Introduction
When a Machine Learning model is deployed into production there are often requirements to be met that are not taken into account in a prototyping phase of the model. For example, the model in production will have to handle lots of requests from different users running the product. So you will want to optimize for instance latency and/o throughput.
- Latency: is the time it takes for a task to get done, like how long it takes to load a webpage after you click a link. It’s the waiting time between starting something and seeing the result.
- Throughput: is how much requests a system can handle in a certain time.
This means that the Machine Learning model has to be very fast at making its predictions, and for this there are various techniques that serve to increase the speed of model inference, let’s look at the most important ones in this article.
There are techniques that aim to make models smaller, which is why they are called model compression techniques, while others that focus on making models faster at inference and thus fall under the field of model optimization.

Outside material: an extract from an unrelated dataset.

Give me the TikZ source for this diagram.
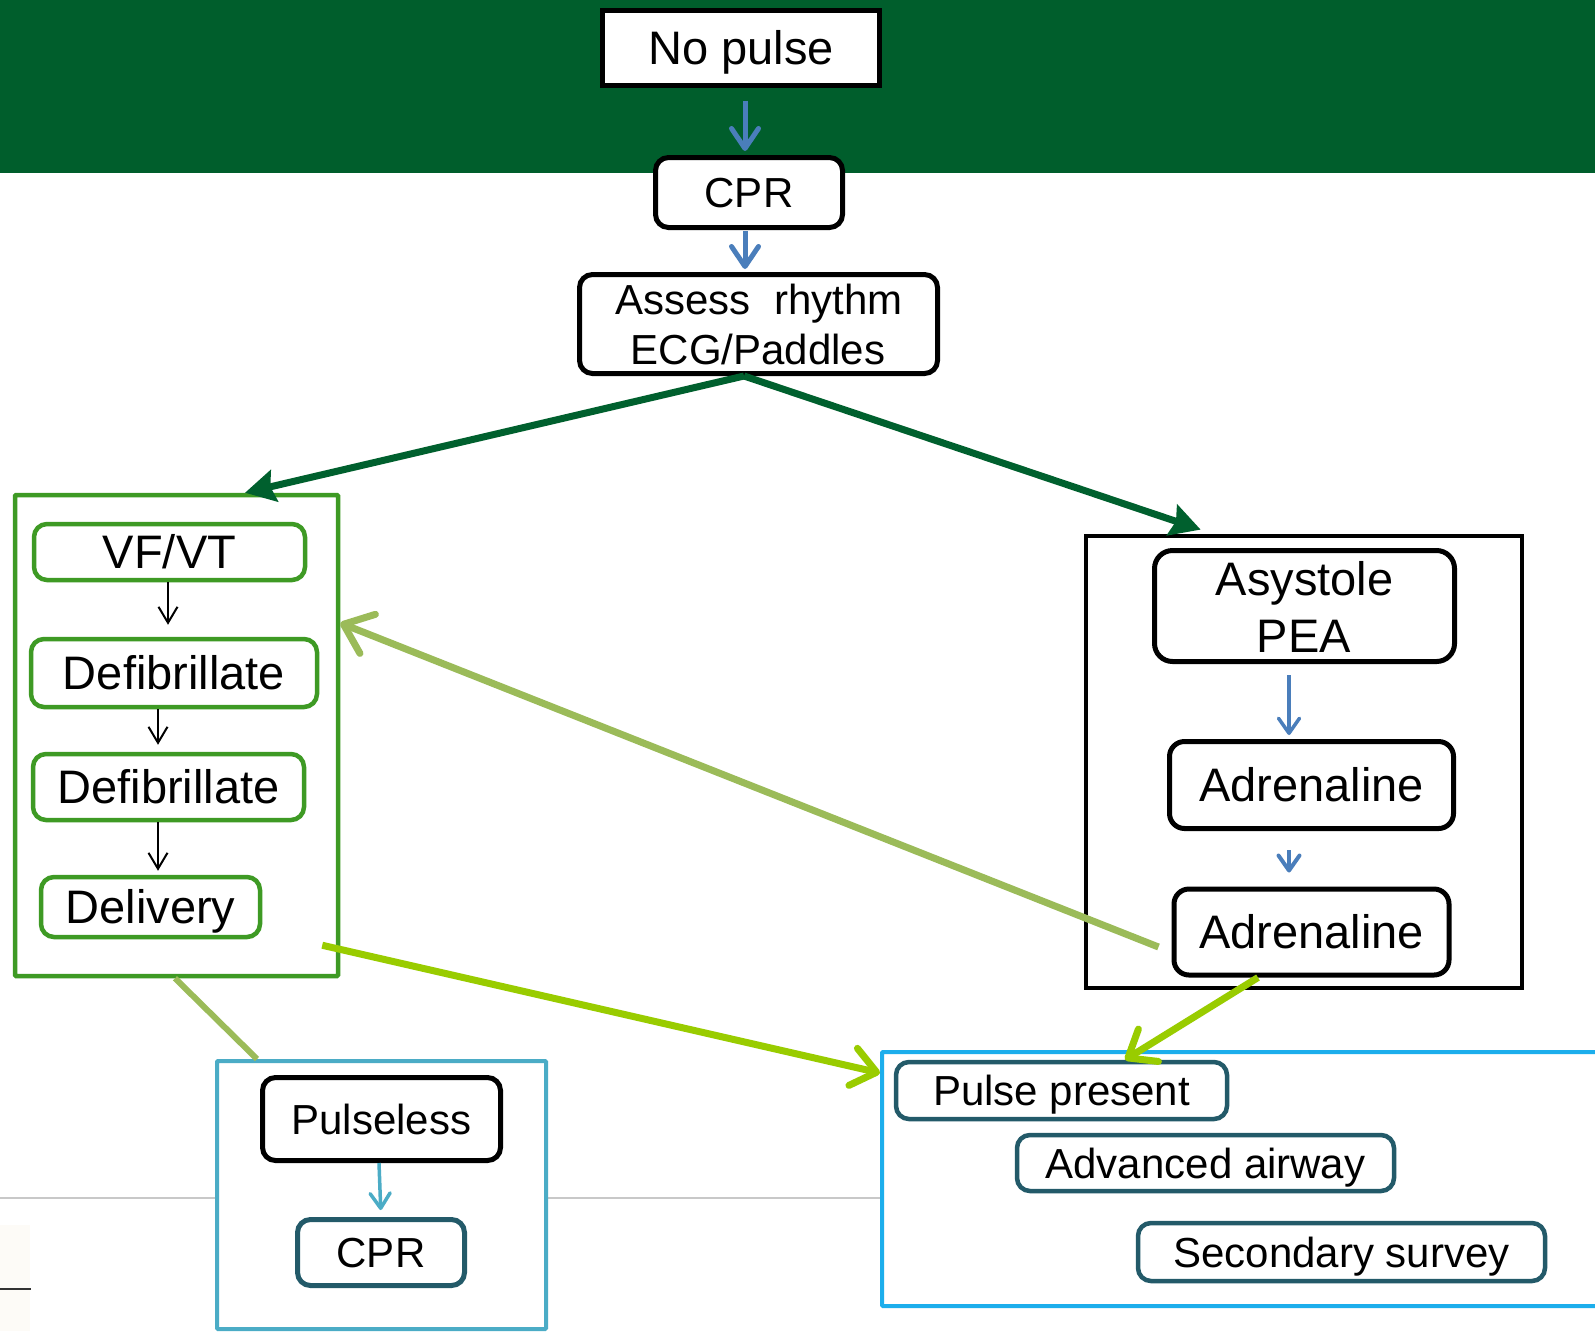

But often making models smaller also helps with inference speed, so it is a very blurred line that separates these two fields of study.
Low Rank Factorization
This is the first method we see, and it is being studied a lot, in fact many papers have recently come out concerning it.
The basic idea is to replace the matrices of a neural network (the matrices representing the layers of the network) with matrices that have a lower dimensionality, although it would be more correct to talk about tensors, because we can often have matrices of more than 2 dimensions. In this way we will have fewer network parameters and faster inference.
A trivial case is in a CNN network of replacing 3×3 convolutions with 1×1 convolutions. Such techniques are used by networks such as SqueezeNet.